• **WRITTEN REQUEST**: Reproduce, exactly and in full, the lines from the one with "Write a Python" through the one with "plt.rcParams['font.family'] = ['Liberation" in the data below; drop pictures.

————————

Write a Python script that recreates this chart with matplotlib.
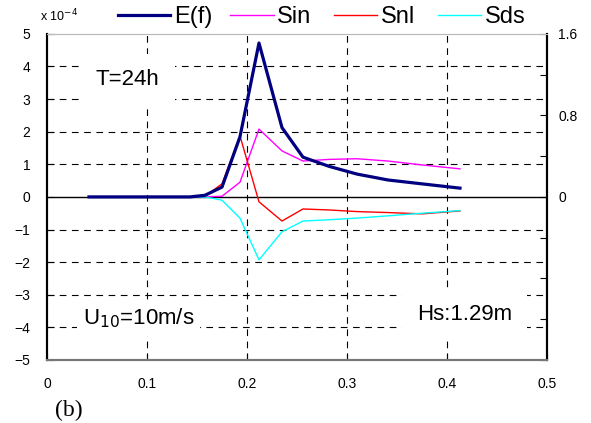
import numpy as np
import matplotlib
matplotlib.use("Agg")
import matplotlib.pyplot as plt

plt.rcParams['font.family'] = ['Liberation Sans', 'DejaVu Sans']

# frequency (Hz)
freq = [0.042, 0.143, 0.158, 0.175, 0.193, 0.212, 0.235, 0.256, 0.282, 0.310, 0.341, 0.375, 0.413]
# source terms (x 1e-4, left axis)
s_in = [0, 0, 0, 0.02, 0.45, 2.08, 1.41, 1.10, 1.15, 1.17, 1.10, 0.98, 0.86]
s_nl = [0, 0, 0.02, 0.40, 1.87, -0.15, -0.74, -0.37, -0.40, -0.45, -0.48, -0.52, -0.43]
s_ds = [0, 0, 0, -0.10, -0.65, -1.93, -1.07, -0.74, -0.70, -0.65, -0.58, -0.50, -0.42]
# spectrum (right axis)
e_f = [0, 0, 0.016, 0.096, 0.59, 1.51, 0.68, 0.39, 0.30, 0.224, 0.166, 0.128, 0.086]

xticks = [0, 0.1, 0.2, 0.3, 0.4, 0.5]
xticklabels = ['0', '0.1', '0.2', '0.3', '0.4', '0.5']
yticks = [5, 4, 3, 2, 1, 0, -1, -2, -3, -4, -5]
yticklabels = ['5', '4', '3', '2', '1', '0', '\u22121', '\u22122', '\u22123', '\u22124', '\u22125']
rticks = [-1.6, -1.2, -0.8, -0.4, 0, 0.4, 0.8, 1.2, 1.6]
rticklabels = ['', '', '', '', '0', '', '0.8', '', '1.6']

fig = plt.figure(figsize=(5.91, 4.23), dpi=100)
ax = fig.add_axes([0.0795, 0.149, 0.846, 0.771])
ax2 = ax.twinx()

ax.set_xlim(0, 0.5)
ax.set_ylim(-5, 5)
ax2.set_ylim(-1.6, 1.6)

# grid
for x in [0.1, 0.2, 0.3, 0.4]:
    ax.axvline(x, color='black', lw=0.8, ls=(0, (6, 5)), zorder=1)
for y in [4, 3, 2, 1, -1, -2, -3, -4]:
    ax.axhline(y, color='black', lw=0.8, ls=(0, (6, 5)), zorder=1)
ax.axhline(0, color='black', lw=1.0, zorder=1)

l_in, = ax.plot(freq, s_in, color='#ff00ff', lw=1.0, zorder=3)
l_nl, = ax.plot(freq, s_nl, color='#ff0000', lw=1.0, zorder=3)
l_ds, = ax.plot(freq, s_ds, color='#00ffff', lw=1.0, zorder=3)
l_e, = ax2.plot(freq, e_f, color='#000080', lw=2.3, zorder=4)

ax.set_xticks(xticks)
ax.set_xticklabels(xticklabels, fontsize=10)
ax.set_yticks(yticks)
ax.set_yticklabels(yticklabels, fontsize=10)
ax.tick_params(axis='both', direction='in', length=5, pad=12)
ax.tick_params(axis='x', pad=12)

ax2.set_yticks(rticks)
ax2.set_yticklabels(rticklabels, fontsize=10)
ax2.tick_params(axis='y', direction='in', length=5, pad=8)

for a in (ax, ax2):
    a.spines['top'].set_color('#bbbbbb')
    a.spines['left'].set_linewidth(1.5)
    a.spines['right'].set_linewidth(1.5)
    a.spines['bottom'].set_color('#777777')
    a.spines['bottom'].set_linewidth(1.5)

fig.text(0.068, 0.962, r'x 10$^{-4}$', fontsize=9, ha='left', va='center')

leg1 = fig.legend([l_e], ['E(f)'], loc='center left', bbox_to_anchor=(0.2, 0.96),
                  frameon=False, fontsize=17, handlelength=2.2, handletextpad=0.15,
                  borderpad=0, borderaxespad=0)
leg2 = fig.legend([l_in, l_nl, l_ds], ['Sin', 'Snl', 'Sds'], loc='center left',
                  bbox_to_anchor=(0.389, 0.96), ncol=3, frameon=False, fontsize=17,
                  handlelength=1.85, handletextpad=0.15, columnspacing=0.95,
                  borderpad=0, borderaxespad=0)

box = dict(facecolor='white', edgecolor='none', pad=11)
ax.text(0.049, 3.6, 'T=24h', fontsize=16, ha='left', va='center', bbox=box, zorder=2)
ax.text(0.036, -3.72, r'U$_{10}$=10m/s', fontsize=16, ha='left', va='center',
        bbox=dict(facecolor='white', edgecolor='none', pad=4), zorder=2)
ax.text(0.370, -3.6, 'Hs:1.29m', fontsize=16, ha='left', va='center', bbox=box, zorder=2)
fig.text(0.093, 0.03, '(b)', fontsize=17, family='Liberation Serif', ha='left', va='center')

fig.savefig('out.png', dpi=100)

————————

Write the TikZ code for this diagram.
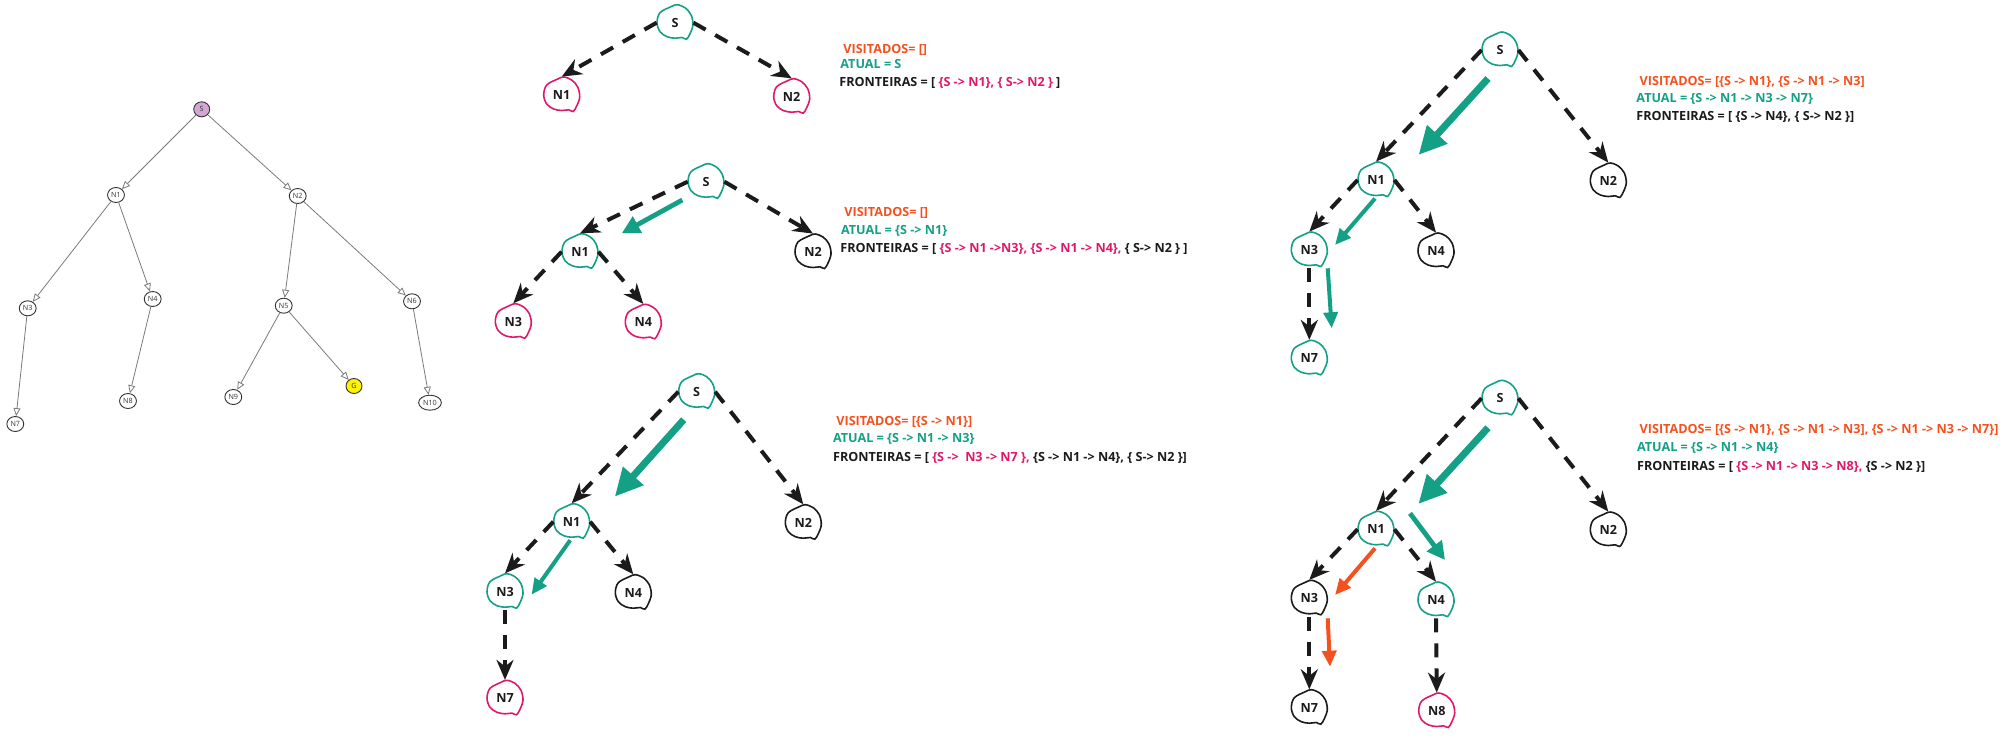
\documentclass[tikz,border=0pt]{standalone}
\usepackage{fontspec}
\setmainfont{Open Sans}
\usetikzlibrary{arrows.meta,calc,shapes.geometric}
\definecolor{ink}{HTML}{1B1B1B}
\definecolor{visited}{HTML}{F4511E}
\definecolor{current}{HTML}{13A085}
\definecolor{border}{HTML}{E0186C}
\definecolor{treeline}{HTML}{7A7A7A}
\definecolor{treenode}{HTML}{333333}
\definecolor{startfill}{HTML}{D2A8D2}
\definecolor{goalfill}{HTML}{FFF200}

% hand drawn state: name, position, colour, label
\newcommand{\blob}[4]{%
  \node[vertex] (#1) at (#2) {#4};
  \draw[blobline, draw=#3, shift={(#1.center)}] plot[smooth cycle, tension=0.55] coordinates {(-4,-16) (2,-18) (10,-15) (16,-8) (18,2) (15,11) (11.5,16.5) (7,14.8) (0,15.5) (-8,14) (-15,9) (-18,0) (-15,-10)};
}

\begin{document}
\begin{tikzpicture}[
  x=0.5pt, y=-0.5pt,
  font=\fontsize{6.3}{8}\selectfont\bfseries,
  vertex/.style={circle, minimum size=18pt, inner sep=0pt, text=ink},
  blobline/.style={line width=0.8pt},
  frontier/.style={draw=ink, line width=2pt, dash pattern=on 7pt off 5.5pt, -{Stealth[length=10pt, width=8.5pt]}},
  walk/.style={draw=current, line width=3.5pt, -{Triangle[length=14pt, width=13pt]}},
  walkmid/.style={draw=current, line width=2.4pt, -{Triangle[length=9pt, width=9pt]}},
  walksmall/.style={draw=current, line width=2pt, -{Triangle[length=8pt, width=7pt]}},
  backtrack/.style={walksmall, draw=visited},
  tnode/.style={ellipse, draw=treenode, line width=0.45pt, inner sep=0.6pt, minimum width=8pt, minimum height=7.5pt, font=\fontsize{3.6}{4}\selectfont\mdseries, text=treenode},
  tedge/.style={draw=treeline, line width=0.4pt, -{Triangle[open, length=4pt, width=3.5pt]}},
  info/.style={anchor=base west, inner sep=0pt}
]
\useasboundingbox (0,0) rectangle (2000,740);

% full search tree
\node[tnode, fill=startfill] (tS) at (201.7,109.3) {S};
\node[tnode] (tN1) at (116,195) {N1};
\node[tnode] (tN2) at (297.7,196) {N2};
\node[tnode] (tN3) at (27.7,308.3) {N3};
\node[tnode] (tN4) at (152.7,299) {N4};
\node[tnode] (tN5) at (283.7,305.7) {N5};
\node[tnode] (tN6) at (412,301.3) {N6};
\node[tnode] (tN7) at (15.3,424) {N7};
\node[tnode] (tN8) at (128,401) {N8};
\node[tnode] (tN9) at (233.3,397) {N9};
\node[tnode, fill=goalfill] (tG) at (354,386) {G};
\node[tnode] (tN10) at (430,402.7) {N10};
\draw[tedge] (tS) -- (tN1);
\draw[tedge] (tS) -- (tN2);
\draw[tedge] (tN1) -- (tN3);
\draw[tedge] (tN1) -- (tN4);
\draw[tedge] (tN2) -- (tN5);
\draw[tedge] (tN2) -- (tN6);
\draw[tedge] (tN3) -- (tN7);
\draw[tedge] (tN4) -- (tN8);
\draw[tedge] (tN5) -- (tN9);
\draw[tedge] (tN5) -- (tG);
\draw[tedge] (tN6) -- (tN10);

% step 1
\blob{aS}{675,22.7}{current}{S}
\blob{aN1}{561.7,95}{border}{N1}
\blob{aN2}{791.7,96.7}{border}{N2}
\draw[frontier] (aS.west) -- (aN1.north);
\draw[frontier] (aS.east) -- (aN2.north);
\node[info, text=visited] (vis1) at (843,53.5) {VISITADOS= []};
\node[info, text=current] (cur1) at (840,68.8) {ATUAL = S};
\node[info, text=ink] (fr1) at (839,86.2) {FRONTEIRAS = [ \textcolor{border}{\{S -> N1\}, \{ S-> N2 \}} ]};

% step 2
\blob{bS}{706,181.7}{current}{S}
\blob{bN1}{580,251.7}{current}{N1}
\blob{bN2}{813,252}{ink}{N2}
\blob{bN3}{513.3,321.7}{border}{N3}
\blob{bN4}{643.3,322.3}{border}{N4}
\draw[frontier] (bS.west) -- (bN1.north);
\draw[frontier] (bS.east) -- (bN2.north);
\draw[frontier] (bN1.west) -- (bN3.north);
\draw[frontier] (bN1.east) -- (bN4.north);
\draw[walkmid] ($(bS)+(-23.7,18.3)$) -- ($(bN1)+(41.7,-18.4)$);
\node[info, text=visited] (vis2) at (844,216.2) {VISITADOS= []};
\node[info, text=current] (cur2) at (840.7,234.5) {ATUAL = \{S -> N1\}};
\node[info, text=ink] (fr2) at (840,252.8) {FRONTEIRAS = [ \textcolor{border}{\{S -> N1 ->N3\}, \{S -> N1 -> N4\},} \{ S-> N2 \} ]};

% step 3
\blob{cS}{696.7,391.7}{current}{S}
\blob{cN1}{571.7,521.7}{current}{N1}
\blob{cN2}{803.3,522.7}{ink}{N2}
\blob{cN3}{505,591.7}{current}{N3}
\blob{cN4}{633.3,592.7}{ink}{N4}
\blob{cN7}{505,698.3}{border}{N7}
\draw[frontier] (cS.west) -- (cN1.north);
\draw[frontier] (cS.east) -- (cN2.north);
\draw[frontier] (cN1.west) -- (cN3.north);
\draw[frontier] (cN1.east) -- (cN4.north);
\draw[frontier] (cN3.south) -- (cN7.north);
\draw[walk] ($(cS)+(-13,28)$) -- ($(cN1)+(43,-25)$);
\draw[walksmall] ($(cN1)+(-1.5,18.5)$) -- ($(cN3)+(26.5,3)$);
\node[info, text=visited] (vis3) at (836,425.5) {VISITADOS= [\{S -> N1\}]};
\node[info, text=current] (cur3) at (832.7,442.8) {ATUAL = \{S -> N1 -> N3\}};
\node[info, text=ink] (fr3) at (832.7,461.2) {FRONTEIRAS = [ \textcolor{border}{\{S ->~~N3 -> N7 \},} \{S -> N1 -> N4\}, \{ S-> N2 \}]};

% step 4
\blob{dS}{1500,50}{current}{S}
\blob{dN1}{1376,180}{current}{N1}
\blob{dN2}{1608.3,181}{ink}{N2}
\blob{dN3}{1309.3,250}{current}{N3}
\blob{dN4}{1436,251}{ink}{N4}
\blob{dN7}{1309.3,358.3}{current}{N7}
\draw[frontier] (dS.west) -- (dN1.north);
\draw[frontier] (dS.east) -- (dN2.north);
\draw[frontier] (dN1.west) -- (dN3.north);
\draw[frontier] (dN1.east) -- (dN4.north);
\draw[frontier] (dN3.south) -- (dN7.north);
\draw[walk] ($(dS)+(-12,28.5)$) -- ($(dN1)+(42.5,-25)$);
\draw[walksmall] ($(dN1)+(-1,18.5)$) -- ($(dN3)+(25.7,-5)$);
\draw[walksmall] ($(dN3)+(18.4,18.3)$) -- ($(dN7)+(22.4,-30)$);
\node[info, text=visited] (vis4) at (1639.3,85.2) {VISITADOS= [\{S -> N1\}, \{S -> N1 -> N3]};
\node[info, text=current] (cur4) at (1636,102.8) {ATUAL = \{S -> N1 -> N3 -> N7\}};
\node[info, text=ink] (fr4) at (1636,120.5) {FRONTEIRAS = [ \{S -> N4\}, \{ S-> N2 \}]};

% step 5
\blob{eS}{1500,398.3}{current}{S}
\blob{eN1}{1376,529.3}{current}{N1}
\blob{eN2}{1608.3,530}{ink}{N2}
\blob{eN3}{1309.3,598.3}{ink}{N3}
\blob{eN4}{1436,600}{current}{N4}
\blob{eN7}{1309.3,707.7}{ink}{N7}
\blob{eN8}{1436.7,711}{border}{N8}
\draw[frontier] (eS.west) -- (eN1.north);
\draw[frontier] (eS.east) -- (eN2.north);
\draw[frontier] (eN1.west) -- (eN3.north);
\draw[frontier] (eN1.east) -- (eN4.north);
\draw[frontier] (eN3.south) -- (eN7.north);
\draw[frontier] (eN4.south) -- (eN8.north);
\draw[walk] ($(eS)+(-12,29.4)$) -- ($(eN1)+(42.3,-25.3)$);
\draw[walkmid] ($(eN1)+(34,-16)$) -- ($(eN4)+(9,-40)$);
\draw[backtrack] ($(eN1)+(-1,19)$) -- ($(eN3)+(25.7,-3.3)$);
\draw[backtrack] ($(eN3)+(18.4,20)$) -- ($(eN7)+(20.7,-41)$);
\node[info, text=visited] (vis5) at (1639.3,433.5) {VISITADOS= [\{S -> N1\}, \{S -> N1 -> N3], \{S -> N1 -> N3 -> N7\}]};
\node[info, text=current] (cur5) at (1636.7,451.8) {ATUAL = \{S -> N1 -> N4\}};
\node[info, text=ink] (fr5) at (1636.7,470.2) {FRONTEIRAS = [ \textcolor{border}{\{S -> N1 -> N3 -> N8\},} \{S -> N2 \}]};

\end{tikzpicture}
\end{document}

————————

• **REPLY TO THE TASK**:
Write a Python script that recreates this chart with matplotlib.
import numpy as np
import matplotlib
matplotlib.use("Agg")
import matplotlib.pyplot as plt

plt.rcParams['font.family'] = ['Liberation Sans', 'DejaVu Sans']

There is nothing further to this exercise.